Other gods: Hatüey No-saint, Caracaracol, Shams del Sur, Al-Ra’ad al-Kasif, The Queen of Sheba

The Cats of New Barbary
A race for old school Dungeons and Dragons

The Cats of New Barbary are not cats at all, but something like a leopard, something like an Old Barbary macaque, with clever clawed hands and yellow lamplike eyes. They stand three feet tall when crouched on all fours, and can walk on two, though they don’t like to. They aren’t quite as intelligent as humans, and they struggle to speak. The Cats of New Barbary often live in ruins claimed by the jungle, but they can integrate into human society surprisingly well–several regional saints are Cats, and an infamous New Barbary crime boss is one as well.

Cats of New Barbary can be clerics, thieves, or fighters. They cannot be magic-users.

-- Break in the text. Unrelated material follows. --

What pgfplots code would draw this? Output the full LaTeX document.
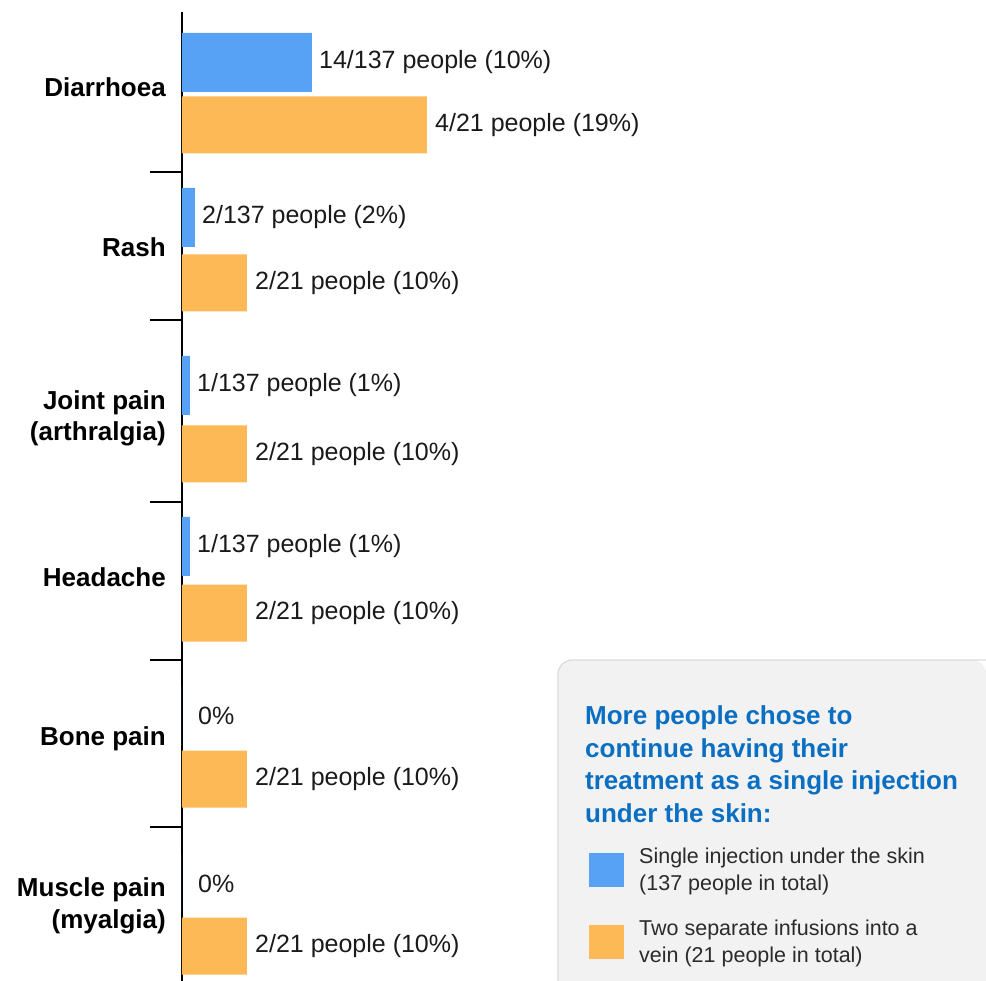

  • The Cats of New Barbary cannot wear armor heavier than leather regardless of class, and it costs twice as much to fit their inhuman frames. They cannot wield weapons, but their unarmed attacks deal d6 damage.
  • They cannot use scrolls or magic items, regardless of class, but there are a few methods for making their claws bypass supernatural immunities.
  • They can climb any surface a human could conceivably scale, and they do not need equipment or a skill check to do it.
  • They can run twice as fast when on all fours, but they can’t carry anything in their hands when doing so.
  • The Cats of New Barbary have a powerful sense of smell, and can track a scent they know as a bloodhound (4 in 6 chance of success).
  • Outside of New Barbary, the Cats do not enjoy the same legal rights as humans, and Cats unaccompanied by humans are frequently kidnapped, bought, sold, murdered, and chased away without repercussion.
  • The Cats of New Barbary can understand language as well as any human, but a Cat can only speak a number of words equal to its Intelligence score. These are chosen at character creation, and can be from any language. All Cats of New Barbary know sign language, which lets them communicate more freely with anyone who knows it, but their capacity for self-expression is limited–they cannot use any word with more than two syllables when communicating this way.